> AIM OF THE EXERCISE
Look through the data and write out every line with the word "Give" in it.

> RECORDS FOR PROCESSING
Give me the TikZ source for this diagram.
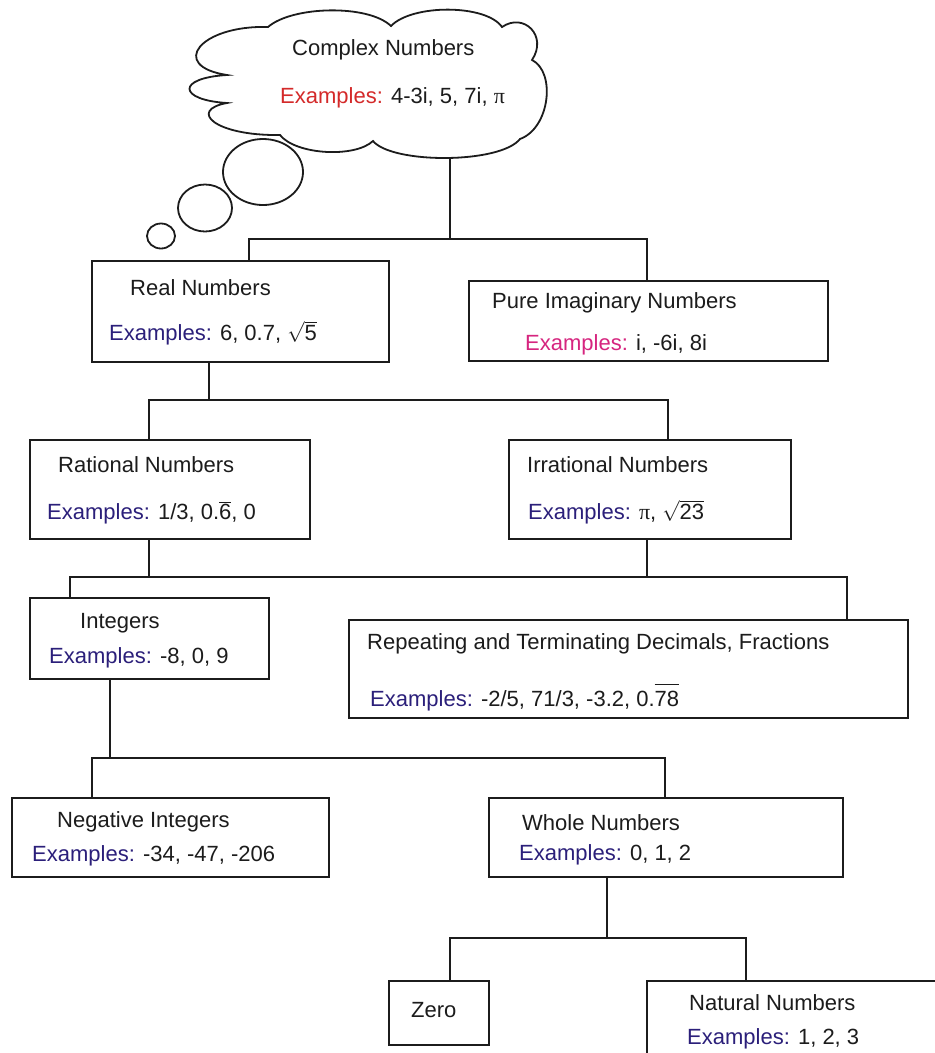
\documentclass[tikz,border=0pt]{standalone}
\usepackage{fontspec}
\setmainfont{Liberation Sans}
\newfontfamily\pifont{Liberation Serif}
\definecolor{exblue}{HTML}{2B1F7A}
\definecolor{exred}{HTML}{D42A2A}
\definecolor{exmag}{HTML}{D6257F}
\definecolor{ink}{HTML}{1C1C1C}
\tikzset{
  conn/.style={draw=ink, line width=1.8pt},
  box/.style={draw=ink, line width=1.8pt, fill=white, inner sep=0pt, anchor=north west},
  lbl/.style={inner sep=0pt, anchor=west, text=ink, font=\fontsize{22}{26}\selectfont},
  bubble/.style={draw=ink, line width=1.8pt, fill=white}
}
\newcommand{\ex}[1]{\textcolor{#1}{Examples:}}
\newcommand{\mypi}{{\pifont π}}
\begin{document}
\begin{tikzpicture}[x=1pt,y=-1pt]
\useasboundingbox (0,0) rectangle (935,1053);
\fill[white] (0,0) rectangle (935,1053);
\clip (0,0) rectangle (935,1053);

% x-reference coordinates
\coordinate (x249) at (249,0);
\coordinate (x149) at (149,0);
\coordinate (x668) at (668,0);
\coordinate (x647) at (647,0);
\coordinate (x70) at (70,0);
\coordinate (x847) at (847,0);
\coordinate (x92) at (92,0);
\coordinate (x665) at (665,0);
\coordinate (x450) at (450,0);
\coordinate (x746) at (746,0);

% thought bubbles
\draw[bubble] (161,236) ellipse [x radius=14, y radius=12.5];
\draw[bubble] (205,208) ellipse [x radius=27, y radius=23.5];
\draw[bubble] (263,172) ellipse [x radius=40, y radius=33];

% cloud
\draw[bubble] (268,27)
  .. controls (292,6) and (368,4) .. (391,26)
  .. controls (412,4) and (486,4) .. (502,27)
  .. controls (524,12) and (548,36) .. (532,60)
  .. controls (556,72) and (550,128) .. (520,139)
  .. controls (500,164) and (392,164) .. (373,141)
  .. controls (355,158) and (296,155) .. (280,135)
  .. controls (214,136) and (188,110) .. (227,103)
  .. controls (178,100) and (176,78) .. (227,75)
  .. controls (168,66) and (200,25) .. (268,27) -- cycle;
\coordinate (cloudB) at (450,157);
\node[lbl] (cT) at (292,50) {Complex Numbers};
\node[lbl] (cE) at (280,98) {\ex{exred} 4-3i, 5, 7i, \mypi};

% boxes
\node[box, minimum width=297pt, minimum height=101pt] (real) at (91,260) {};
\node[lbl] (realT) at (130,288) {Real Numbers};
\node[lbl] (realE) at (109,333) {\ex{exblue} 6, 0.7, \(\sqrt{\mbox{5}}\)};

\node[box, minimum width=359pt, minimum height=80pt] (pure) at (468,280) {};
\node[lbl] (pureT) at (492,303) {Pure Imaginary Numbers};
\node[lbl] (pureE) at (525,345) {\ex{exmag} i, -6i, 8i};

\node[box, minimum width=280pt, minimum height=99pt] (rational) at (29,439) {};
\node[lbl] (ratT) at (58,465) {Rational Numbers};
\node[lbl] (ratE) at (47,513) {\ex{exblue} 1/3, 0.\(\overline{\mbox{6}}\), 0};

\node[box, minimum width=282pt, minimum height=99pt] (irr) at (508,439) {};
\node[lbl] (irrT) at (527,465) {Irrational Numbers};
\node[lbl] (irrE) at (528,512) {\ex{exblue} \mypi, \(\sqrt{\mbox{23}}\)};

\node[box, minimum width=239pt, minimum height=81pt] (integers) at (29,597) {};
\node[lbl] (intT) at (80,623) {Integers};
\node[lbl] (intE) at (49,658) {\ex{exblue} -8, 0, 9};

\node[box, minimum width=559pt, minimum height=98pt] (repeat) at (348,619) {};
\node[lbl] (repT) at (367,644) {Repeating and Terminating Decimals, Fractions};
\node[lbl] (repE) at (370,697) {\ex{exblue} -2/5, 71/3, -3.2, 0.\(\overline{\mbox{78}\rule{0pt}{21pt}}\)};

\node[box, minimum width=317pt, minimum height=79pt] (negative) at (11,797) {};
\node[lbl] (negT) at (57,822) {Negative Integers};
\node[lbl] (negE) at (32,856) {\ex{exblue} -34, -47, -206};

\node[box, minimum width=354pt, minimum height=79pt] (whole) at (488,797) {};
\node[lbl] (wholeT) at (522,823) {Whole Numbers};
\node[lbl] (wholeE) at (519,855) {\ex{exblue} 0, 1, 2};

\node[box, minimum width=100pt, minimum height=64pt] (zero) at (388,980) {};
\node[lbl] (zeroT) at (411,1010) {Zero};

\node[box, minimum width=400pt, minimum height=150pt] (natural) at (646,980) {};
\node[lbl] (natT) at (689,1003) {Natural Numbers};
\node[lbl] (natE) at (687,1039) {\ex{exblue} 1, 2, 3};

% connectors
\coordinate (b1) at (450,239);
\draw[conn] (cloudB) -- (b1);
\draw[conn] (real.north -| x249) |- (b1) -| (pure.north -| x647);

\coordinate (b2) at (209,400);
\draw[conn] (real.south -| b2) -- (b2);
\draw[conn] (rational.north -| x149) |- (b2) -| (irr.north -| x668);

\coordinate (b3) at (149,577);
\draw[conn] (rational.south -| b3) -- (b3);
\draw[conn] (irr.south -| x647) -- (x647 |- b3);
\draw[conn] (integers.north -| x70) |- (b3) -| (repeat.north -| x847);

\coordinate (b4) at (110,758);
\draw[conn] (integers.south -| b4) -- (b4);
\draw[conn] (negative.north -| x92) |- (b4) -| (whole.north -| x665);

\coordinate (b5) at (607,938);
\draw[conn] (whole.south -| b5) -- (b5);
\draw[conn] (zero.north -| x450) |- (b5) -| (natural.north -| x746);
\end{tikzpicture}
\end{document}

* * *

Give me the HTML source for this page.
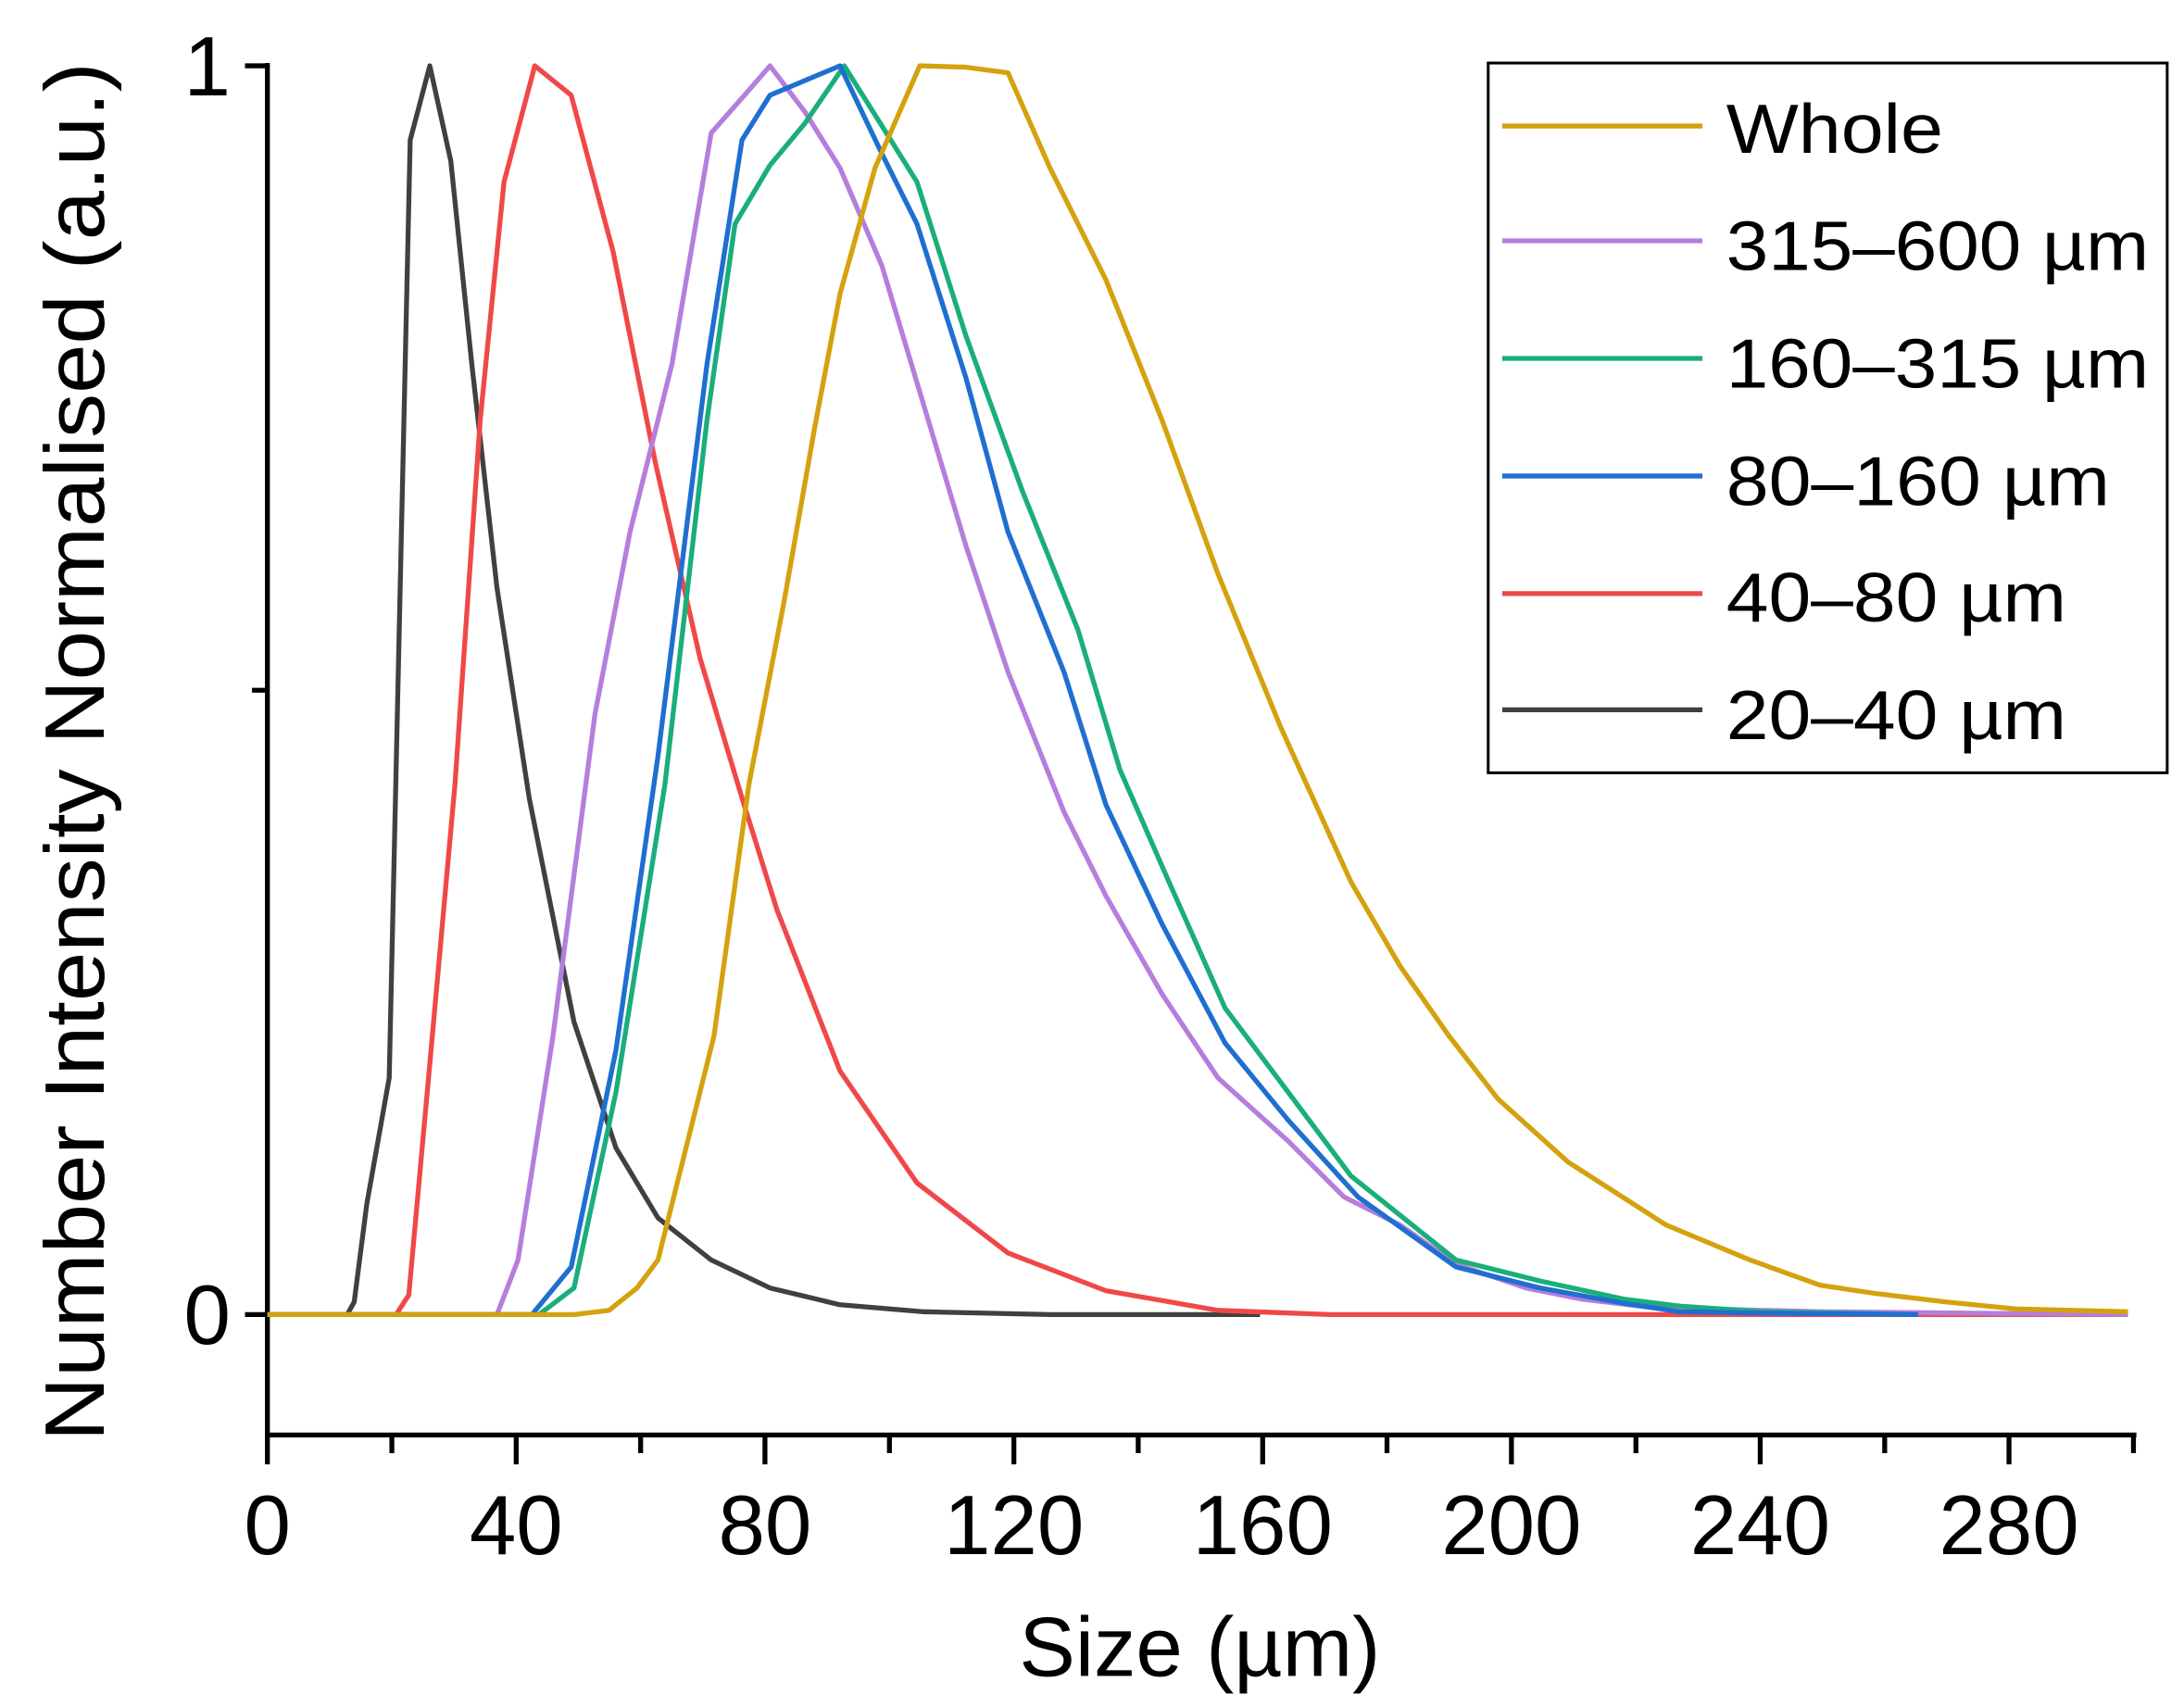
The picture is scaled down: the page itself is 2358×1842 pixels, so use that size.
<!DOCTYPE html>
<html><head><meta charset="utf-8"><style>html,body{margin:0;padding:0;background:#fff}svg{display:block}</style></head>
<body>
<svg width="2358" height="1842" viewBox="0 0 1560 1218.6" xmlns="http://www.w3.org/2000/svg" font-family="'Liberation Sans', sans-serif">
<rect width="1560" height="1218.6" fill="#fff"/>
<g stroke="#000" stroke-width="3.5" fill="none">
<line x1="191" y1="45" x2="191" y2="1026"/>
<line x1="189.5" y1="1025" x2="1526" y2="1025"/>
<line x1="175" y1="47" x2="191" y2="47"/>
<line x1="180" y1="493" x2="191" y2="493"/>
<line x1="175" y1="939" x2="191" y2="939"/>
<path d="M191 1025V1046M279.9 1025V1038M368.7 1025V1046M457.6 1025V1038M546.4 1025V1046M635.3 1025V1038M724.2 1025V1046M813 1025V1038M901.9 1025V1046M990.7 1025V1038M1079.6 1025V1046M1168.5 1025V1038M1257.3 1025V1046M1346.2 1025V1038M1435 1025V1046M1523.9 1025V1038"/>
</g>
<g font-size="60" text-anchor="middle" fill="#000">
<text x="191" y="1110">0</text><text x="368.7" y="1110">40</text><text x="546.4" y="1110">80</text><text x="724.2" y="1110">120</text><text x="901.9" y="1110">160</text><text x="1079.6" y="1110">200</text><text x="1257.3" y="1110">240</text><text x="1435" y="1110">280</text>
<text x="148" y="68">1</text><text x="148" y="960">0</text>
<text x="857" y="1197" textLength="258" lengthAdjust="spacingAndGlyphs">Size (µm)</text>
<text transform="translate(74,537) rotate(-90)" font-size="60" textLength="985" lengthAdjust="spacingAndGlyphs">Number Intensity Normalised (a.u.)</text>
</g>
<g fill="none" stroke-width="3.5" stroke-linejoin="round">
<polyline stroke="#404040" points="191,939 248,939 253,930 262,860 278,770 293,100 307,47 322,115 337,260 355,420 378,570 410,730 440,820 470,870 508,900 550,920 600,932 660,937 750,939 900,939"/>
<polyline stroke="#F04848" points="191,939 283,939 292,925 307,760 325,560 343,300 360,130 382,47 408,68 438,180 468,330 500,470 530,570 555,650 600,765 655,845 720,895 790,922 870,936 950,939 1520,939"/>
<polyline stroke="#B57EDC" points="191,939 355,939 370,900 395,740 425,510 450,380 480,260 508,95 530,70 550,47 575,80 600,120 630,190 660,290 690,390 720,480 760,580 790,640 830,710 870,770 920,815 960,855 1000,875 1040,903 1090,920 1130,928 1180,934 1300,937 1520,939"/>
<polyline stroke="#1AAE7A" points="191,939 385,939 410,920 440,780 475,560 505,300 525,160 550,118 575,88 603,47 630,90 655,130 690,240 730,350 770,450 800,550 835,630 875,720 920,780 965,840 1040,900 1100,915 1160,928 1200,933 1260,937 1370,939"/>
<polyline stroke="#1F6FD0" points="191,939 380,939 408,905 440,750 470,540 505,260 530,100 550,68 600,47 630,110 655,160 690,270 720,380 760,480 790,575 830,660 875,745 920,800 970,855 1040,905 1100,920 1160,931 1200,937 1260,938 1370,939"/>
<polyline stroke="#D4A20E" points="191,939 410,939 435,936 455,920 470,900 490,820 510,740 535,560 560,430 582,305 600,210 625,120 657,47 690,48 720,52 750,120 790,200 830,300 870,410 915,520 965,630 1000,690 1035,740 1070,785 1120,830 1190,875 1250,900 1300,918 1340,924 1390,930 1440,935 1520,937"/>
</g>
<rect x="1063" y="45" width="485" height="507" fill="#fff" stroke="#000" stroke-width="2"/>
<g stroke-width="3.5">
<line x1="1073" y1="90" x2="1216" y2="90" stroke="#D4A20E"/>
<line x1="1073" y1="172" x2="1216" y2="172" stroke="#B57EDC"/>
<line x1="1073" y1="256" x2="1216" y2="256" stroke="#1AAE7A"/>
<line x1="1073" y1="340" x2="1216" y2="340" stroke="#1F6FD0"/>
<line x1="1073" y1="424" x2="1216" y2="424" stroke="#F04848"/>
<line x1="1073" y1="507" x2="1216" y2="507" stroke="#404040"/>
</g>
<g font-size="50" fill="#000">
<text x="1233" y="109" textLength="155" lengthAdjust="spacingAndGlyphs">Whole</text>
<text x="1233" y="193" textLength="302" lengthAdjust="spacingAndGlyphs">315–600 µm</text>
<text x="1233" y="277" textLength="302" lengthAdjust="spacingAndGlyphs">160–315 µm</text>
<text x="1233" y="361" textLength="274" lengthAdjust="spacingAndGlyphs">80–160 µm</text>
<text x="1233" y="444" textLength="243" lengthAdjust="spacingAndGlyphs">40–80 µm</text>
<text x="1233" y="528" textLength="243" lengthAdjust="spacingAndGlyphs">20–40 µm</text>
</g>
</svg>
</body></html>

> THE SOLUTION
Give me the TikZ source for this diagram.
Give me the HTML source for this page.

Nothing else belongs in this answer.